• Dataset extract:
(begin)
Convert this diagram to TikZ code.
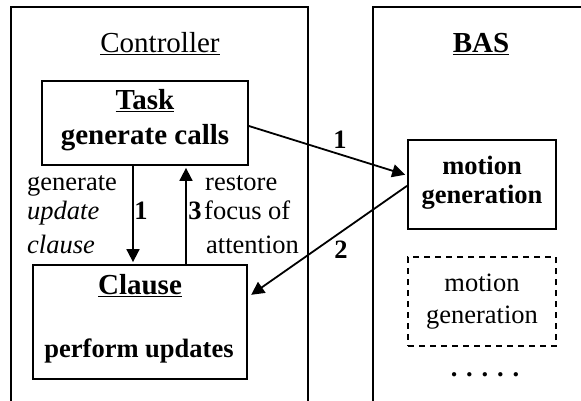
\documentclass[tikz,border=0pt]{standalone}
\usepackage{fontspec}
\setmainfont{Liberation Serif}
\usetikzlibrary{arrows.meta}
\begin{document}
\begin{tikzpicture}[x=1pt,y=-1pt,
  frame/.style={line width=1.8pt},
  box/.style={draw,line width=1.8pt,inner sep=0pt},
  dashbox/.style={box,dash pattern=on 6pt off 5pt},
  big/.style={font=\fontsize{29}{34}\selectfont,inner sep=0pt},
  norm/.style={font=\fontsize{26.5}{32}\selectfont,inner sep=0pt},
  arr/.style={line width=1.8pt,-{Triangle[length=13pt,width=13pt]},shorten >=2pt}]
\useasboundingbox (0,0) rectangle (581,401);

% the two open-bottomed frames
\draw[frame] (11,402) -- (11,7) -- (308,7) -- (308,402);
\draw[frame] (373,402) -- (373,7) -- (582,7);
\node[big,anchor=base] (ctitle) at (160,53) {\underline{Controller}};
\node[big,anchor=base] (btitle) at (481,53) {\textbf{\underline{BAS}}};

% boxes
\node[box,minimum width=206pt,minimum height=84pt] (task) at (145,123) {};
\node[box,minimum width=214pt,minimum height=114pt] (clause) at (140,322) {};
\node[box,minimum width=148pt,minimum height=89pt] (mg) at (482,184.5) {};
\node[dashbox,minimum width=148pt,minimum height=89pt] (mgd) at (482,301.5) {};

% box texts
\node[big,anchor=base] (tname) at (145,110) {\textbf{\underline{Task}}};
\node[big,anchor=base] (tdesc) at (145,145) {\textbf{generate calls}};
\node[big,anchor=base] (cname) at (140,294) {\textbf{\underline{Clause}}};
\node[norm,anchor=base] (cdesc) at (139,357) {\textbf{perform updates}};
\node[norm,anchor=base] (mga) at (482,175) {\textbf{motion}};
\node[norm,anchor=base] (mgb) at (482,204) {\textbf{generation}};
\node[norm,anchor=base] (mgda) at (482,291) {motion};
\node[norm,anchor=base] (mgdb) at (482,323) {generation};
\node[norm,anchor=base] (dots) at (485,376) {\textbf{. . . . .}};

% labels beside the vertical arrows
\node[norm,anchor=base west] (la) at (27,190) {generate};
\node[norm,anchor=base west] (lb) at (27,219) {\textit{update}};
\node[norm,anchor=base west] (lc) at (27,253) {\textit{clause}};
\node[norm,anchor=base west] (ra) at (205,190) {restore};
\node[norm,anchor=base west] (rb) at (204,219) {focus of};
\node[norm,anchor=base west] (rc) at (206,253) {attention};
\node[norm,anchor=base] (n1) at (141,219) {\textbf{1}};
\node[norm,anchor=base] (n3) at (195,219) {\textbf{3}};
\node[norm,anchor=base] (m1) at (340,149) {\textbf{1}};
\node[norm,anchor=base] (m2) at (341,258) {\textbf{2}};

% connectors
\coordinate (down) at (133,0);
\coordinate (up) at (186,0);
\draw[arr] (task.south -| down) -- (clause.north -| down);
\draw[arr] (clause.north -| up) -- (task.south -| up);
\draw[arr] (task.east) ++(0,3) -- (mg.173);
\draw[arr,shorten >=4pt] (mg.181) -- (clause.13);
\end{tikzpicture}
\end{document}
(end)
• Given problem: Quote, please, every line of the material above from its start through the line that has "(dots) at (485,376)", reproducing the words exactly and dropping any images.

• Result of this exercise:
Convert this diagram to TikZ code.
\documentclass[tikz,border=0pt]{standalone}
\usepackage{fontspec}
\setmainfont{Liberation Serif}
\usetikzlibrary{arrows.meta}
\begin{document}
\begin{tikzpicture}[x=1pt,y=-1pt,
  frame/.style={line width=1.8pt},
  box/.style={draw,line width=1.8pt,inner sep=0pt},
  dashbox/.style={box,dash pattern=on 6pt off 5pt},
  big/.style={font=\fontsize{29}{34}\selectfont,inner sep=0pt},
  norm/.style={font=\fontsize{26.5}{32}\selectfont,inner sep=0pt},
  arr/.style={line width=1.8pt,-{Triangle[length=13pt,width=13pt]},shorten >=2pt}]
\useasboundingbox (0,0) rectangle (581,401);

% the two open-bottomed frames
\draw[frame] (11,402) -- (11,7) -- (308,7) -- (308,402);
\draw[frame] (373,402) -- (373,7) -- (582,7);
\node[big,anchor=base] (ctitle) at (160,53) {\underline{Controller}};
\node[big,anchor=base] (btitle) at (481,53) {\textbf{\underline{BAS}}};

% boxes
\node[box,minimum width=206pt,minimum height=84pt] (task) at (145,123) {};
\node[box,minimum width=214pt,minimum height=114pt] (clause) at (140,322) {};
\node[box,minimum width=148pt,minimum height=89pt] (mg) at (482,184.5) {};
\node[dashbox,minimum width=148pt,minimum height=89pt] (mgd) at (482,301.5) {};

% box texts
\node[big,anchor=base] (tname) at (145,110) {\textbf{\underline{Task}}};
\node[big,anchor=base] (tdesc) at (145,145) {\textbf{generate calls}};
\node[big,anchor=base] (cname) at (140,294) {\textbf{\underline{Clause}}};
\node[norm,anchor=base] (cdesc) at (139,357) {\textbf{perform updates}};
\node[norm,anchor=base] (mga) at (482,175) {\textbf{motion}};
\node[norm,anchor=base] (mgb) at (482,204) {\textbf{generation}};
\node[norm,anchor=base] (mgda) at (482,291) {motion};
\node[norm,anchor=base] (mgdb) at (482,323) {generation};
\node[norm,anchor=base] (dots) at (485,376) {\textbf{. . . . .}};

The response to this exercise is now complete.